ECLI:NL:HR:2006:AZ3875
Hoge Raad
- Cassatie
- L. Monné
- C.J.J. van Maanen
- C. Schaap
- Rechtspraak.nl
Cassatie over verschoonbaarheid overschrijding beroepstermijn en vergoeding griffierecht in belastingzaak
In deze zaak gaat het om een beroep in cassatie van belanghebbende tegen de uitspraak van het Gerechtshof te Arnhem van 28 november 2005, betreffende een aanslag in de premie ingevolge de Wet arbeidsongeschiktheidsverzekering zelfstandigen (WAZ) voor het jaar 1999. De Inspecteur had op 9 april 2004 uitspraak gedaan op de bezwaren van belanghebbende tegen de aanslag, de boetebeschikking en de beschikking inzake heffingsrente. Deze uitspraak leidde tot de vernietiging van de aanslag en de boete, maar de beschikking van 28 april 2004, die een verminderingsbeschikking inhield, zorgde voor verwarring bij belanghebbende. Hij stelde beroep in tegen deze beschikking, maar het Hof verklaarde het beroep niet-ontvankelijk wegens overschrijding van de beroepstermijn.

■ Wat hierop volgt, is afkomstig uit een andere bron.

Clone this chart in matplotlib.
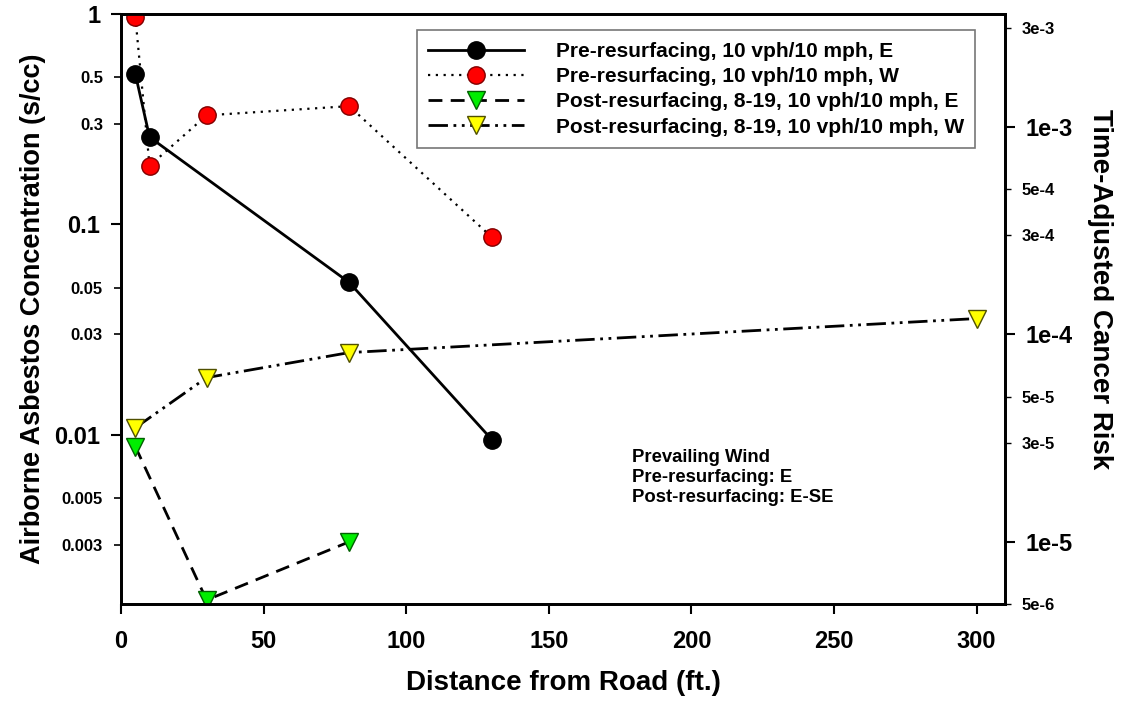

De Hoge Raad oordeelt dat het Hof ten onrechte heeft geoordeeld dat belanghebbende in verzuim is geweest. De omstandigheden van het geval, waaronder de verwarring die de beschikking van 28 april 2004 veroorzaakte, rechtvaardigen dat belanghebbende pas na deze beschikking in beroep is gekomen. De Hoge Raad vernietigt de uitspraak van het Hof, maar alleen voor zover het Hof geen vergoeding van griffierecht heeft gelast. De Hoge Raad gelast dat de Staat aan belanghebbende het griffierecht vergoedt dat hij verschuldigd was voor de behandeling van het beroep voor het Hof en in cassatie, in totaal € 140.
De Hoge Raad concludeert dat de beschikking van 28 april 2004 niet kan worden aangemerkt als een voor beroep vatbaar besluit, en dat het Hof terecht heeft geoordeeld dat de uitspraak van de Inspecteur de bezwaarfase beëindigde. De overige klachten van belanghebbende leiden niet tot cassatie, en de Hoge Raad acht geen termen aanwezig voor een proceskostenveroordeling.